One year ago, we organised the 2011 PASCAL CHiME Speech Separation and Recognition Challenge as an attempt towards bridging the gap between the above communities. The task consisted of recognising keywords within speech utterances binaurally mixed with real-world domestic background noise. These utterances were taken from the Grid corpus, a corpus of speaker-dependent read speech with small vocabulary size and fixed syntax, so as to foster novel AASP approaches and novel interfaces between AASP, SLP and MLSP, as opposed to pure SLP solutions to the more traditional problems of channel robustness, stationary noise, speech naturalness and large vocabulary assessed by the NIST Challenges.
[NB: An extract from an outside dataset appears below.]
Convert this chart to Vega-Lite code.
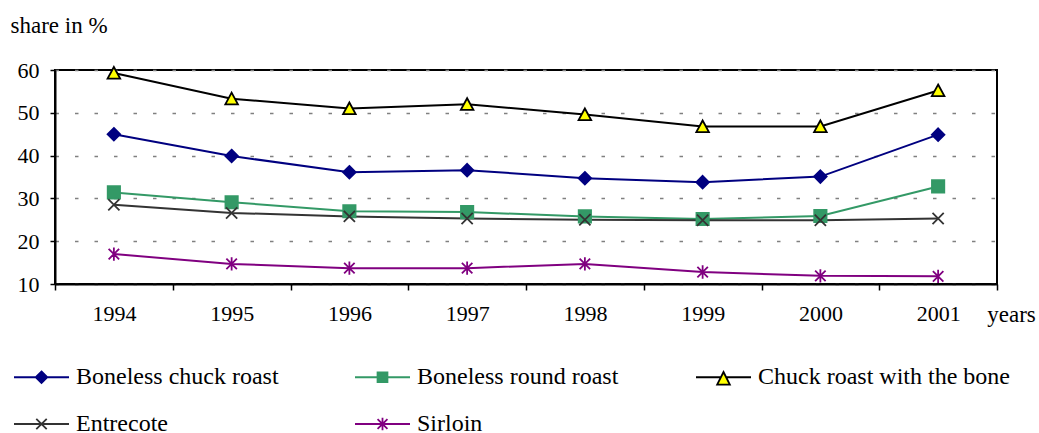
{
  "$schema": "https://vega.github.io/schema/vega-lite/v6.json",
  "width": 942,
  "height": 214,
  "autosize": {"type": "none"},
  "padding": {"left": 55, "top": 70, "right": 42, "bottom": 149},
  "background": "white",
  "config": {
    "font": "Liberation Serif, Times New Roman, serif",
    "view": {"stroke": "black", "strokeWidth": 2},
    "axis": {
      "labelFont": "Liberation Serif, Times New Roman, serif",
      "labelFontSize": 22,
      "labelColor": "black",
      "titleFont": "Liberation Serif, Times New Roman, serif",
      "titleFontWeight": "normal",
      "titleFontSize": 23,
      "titleColor": "black",
      "domainColor": "black",
      "domainWidth": 2,
      "tickColor": "black",
      "tickWidth": 1.5
    },
    "legend": {
      "labelFont": "Liberation Serif, Times New Roman, serif"
    }
  },
  "data": {
    "values": [
      {"year": "1994", "series": "Boneless chuck roast", "value": 45},
      {"year": "1995", "series": "Boneless chuck roast", "value": 39.9},
      {"year": "1996", "series": "Boneless chuck roast", "value": 36.1},
      {"year": "1997", "series": "Boneless chuck roast", "value": 36.6},
      {"year": "1998", "series": "Boneless chuck roast", "value": 34.7},
      {"year": "1999", "series": "Boneless chuck roast", "value": 33.8},
      {"year": "2000", "series": "Boneless chuck roast", "value": 35.1},
      {"year": "2001", "series": "Boneless chuck roast", "value": 44.9},
      {"year": "1994", "series": "Boneless round roast", "value": 31.4},
      {"year": "1995", "series": "Boneless round roast", "value": 29.1},
      {"year": "1996", "series": "Boneless round roast", "value": 27},
      {"year": "1997", "series": "Boneless round roast", "value": 26.8},
      {"year": "1998", "series": "Boneless round roast", "value": 25.8},
      {"year": "1999", "series": "Boneless round roast", "value": 25.2},
      {"year": "2000", "series": "Boneless round roast", "value": 25.9},
      {"year": "2001", "series": "Boneless round roast", "value": 32.8},
      {"year": "1994", "series": "Chuck roast with the bone", "value": 59.3},
      {"year": "1995", "series": "Chuck roast with the bone", "value": 53.3},
      {"year": "1996", "series": "Chuck roast with the bone", "value": 51},
      {"year": "1997", "series": "Chuck roast with the bone", "value": 52},
      {"year": "1998", "series": "Chuck roast with the bone", "value": 49.6},
      {"year": "1999", "series": "Chuck roast with the bone", "value": 46.8},
      {"year": "2000", "series": "Chuck roast with the bone", "value": 46.8},
      {"year": "2001", "series": "Chuck roast with the bone", "value": 55.2},
      {"year": "1994", "series": "Entrecote", "value": 28.5},
      {"year": "1995", "series": "Entrecote", "value": 26.6},
      {"year": "1996", "series": "Entrecote", "value": 25.8},
      {"year": "1997", "series": "Entrecote", "value": 25.3},
      {"year": "1998", "series": "Entrecote", "value": 25},
      {"year": "1999", "series": "Entrecote", "value": 24.9},
      {"year": "2000", "series": "Entrecote", "value": 24.9},
      {"year": "2001", "series": "Entrecote", "value": 25.3},
      {"year": "1994", "series": "Sirloin", "value": 17},
      {"year": "1995", "series": "Sirloin", "value": 14.7},
      {"year": "1996", "series": "Sirloin", "value": 13.7},
      {"year": "1997", "series": "Sirloin", "value": 13.7},
      {"year": "1998", "series": "Sirloin", "value": 14.7},
      {"year": "1999", "series": "Sirloin", "value": 12.8},
      {"year": "2000", "series": "Sirloin", "value": 11.9},
      {"year": "2001", "series": "Sirloin", "value": 11.8}
    ]
  },
  "encoding": {
    "x": {
      "field": "year",
      "type": "ordinal",
      "bandPosition": 0.5,
      "scale": {"type": "band", "paddingInner": 0, "paddingOuter": 0},
      "axis": {
        "labelAngle": 0,
        "tickBand": "extent",
        "tickSize": 6,
        "labelPadding": 13,
        "grid": false,
        "title": "years",
        "titleX": 956,
        "titleY": 30,
        "titleAlign": "center",
        "titleBaseline": "middle",
        "titleAnchor": null
      }
    },
    "y": {
      "field": "value",
      "type": "quantitative",
      "scale": {"domain": [10, 60], "nice": false, "zero": false},
      "axis": {
        "values": [10, 20, 30, 40, 50, 60],
        "grid": true,
        "gridDash": [3.5, 16],
        "gridColor": "#808080",
        "gridWidth": 1.5,
        "tickSize": 5,
        "labelPadding": 11,
        "title": "share in %",
        "titleAngle": 0,
        "titleX": -45,
        "titleY": -45,
        "titleAlign": "left",
        "titleBaseline": "middle",
        "titleAnchor": null
      }
    }
  },
  "layer": [
    {
      "mark": {"type": "line", "strokeWidth": 2},
      "encoding": {
        "stroke": {
          "field": "series",
          "type": "nominal",
          "scale": {
            "domain": ["Boneless chuck roast", "Boneless round roast", "Chuck roast with the bone", "Entrecote", "Sirloin"],
            "range": ["#000080", "#339966", "#000000", "#333333", "#800080"]
          },
          "legend": null
        }
      }
    },
    {
      "mark": {"type": "point", "filled": true, "size": 196, "strokeWidth": 1.8, "opacity": 1},
      "encoding": {
        "shape": {
          "field": "series",
          "type": "nominal",
          "scale": {
            "domain": ["Boneless chuck roast", "Boneless round roast", "Chuck roast with the bone", "Entrecote", "Sirloin"],
            "range": [
              "M0,-0.9L0.9,0L0,0.9L-0.9,0Z",
              "M-0.88,-0.88L0.88,-0.88L0.88,0.88L-0.88,0.88Z",
              "M0,-0.86L0.9,0.8L-0.9,0.8Z",
              "M-0.8,-0.8L0.8,0.8M-0.8,0.8L0.8,-0.8",
              "M-0.75,-0.75L0.75,0.75M-0.75,0.75L0.75,-0.75M0,-0.95L0,0.95"
            ]
          },
          "legend": null
        },
        "fill": {
          "field": "series",
          "type": "nominal",
          "scale": {
            "domain": ["Boneless chuck roast", "Boneless round roast", "Chuck roast with the bone", "Entrecote", "Sirloin"],
            "range": ["#000080", "#339966", "#FFFF00", "transparent", "transparent"]
          },
          "legend": null
        },
        "stroke": {
          "field": "series",
          "type": "nominal",
          "scale": {
            "domain": ["Boneless chuck roast", "Boneless round roast", "Chuck roast with the bone", "Entrecote", "Sirloin"],
            "range": ["#000080", "#339966", "#000000", "#333333", "#800080"]
          },
          "legend": null
        }
      }
    },
    {
      "mark": {"type": "point", "filled": true, "size": 3025, "strokeWidth": 1.8, "opacity": 0},
      "encoding": {
        "shape": {
          "field": "series",
          "type": "nominal",
          "scale": {
            "domain": ["Boneless chuck roast", "Boneless round roast", "Chuck roast with the bone", "Entrecote", "Sirloin"],
            "range": [
              "M-1,0L1,0M0,-0.21L0.21,0L0,0.21L-0.21,0Z",
              "M-1,0L1,0M-0.18,-0.18L0.18,-0.18L0.18,0.18L-0.18,0.18Z",
              "M-1,0L-0.1,0M0.1,0L1,0M0,-0.19L0.23,0.27L-0.23,0.27Z",
              "M-1,0L1,0M-0.19,-0.19L0.19,0.19M-0.19,0.19L0.19,-0.19",
              "M-1,0L1,0M-0.18,-0.18L0.18,0.18M-0.18,0.18L0.18,-0.18M0,-0.23L0,0.23"
            ]
          },
          "legend": {
            "title": null,
            "orient": "none",
            "legendX": -42,
            "legendY": 278.5,
            "direction": "horizontal",
            "columns": 3,
            "gridAlign": "all",
            "columnPadding": 23,
            "rowPadding": 6,
            "labelFont": "Liberation Serif, Times New Roman, serif",
            "labelFontSize": 24,
            "labelColor": "black",
            "labelOffset": 6,
            "labelLimit": 400,
            "symbolOpacity": 1,
            "symbolStrokeWidth": 1.8,
            "symbolSize": 3025
          }
        },
        "fill": {
          "field": "series",
          "type": "nominal",
          "scale": {
            "domain": ["Boneless chuck roast", "Boneless round roast", "Chuck roast with the bone", "Entrecote", "Sirloin"],
            "range": ["#000080", "#339966", "#FFFF00", "transparent", "transparent"]
          },
          "legend": {
            "title": null,
            "orient": "none",
            "legendX": -42,
            "legendY": 278.5,
            "direction": "horizontal",
            "columns": 3,
            "gridAlign": "all",
            "columnPadding": 23,
            "rowPadding": 6,
            "labelFont": "Liberation Serif, Times New Roman, serif",
            "labelFontSize": 24,
            "labelColor": "black",
            "labelOffset": 6,
            "labelLimit": 400,
            "symbolOpacity": 1,
            "symbolStrokeWidth": 1.8,
            "symbolSize": 3025
          }
        },
        "stroke": {
          "field": "series",
          "type": "nominal",
          "scale": {
            "domain": ["Boneless chuck roast", "Boneless round roast", "Chuck roast with the bone", "Entrecote", "Sirloin"],
            "range": ["#000080", "#339966", "#000000", "#333333", "#800080"]
          },
          "legend": {
            "title": null,
            "orient": "none",
            "legendX": -42,
            "legendY": 278.5,
            "direction": "horizontal",
            "columns": 3,
            "gridAlign": "all",
            "columnPadding": 23,
            "rowPadding": 6,
            "labelFont": "Liberation Serif, Times New Roman, serif",
            "labelFontSize": 24,
            "labelColor": "black",
            "labelOffset": 6,
            "labelLimit": 400,
            "symbolOpacity": 1,
            "symbolStrokeWidth": 1.8,
            "symbolSize": 3025
          }
        }
      }
    }
  ],
  "resolve": {"scale": {"shape": "independent", "fill": "independent", "stroke": "independent"}}
}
Thanks to the availability of a baseline ASR system and evaluation software, the challenge attracted 13 submissions, including from AASP researchers without any prior experience in ASR. It finally led to a highly successful satellite workshop at Interspeech 2011 with more than 70 attendees.
The New Challenge
Based on the feedback received from the participants to this workshop, a number of directions have been identified for the design of future such evaluations. The new IEEE AASP `CHiME' Speech Separation and Recognition Challenge aims to build upon the success of the previous CHiME Challenge by extending the difficulty of the task along two directions, namely vocabulary size and mixing condition. In order to avoid too large an increase in difficulty and to retain participation from groups without access to the necessarly large vocabulary corpus, vocabulary size and mixing condition will form two separate tracks.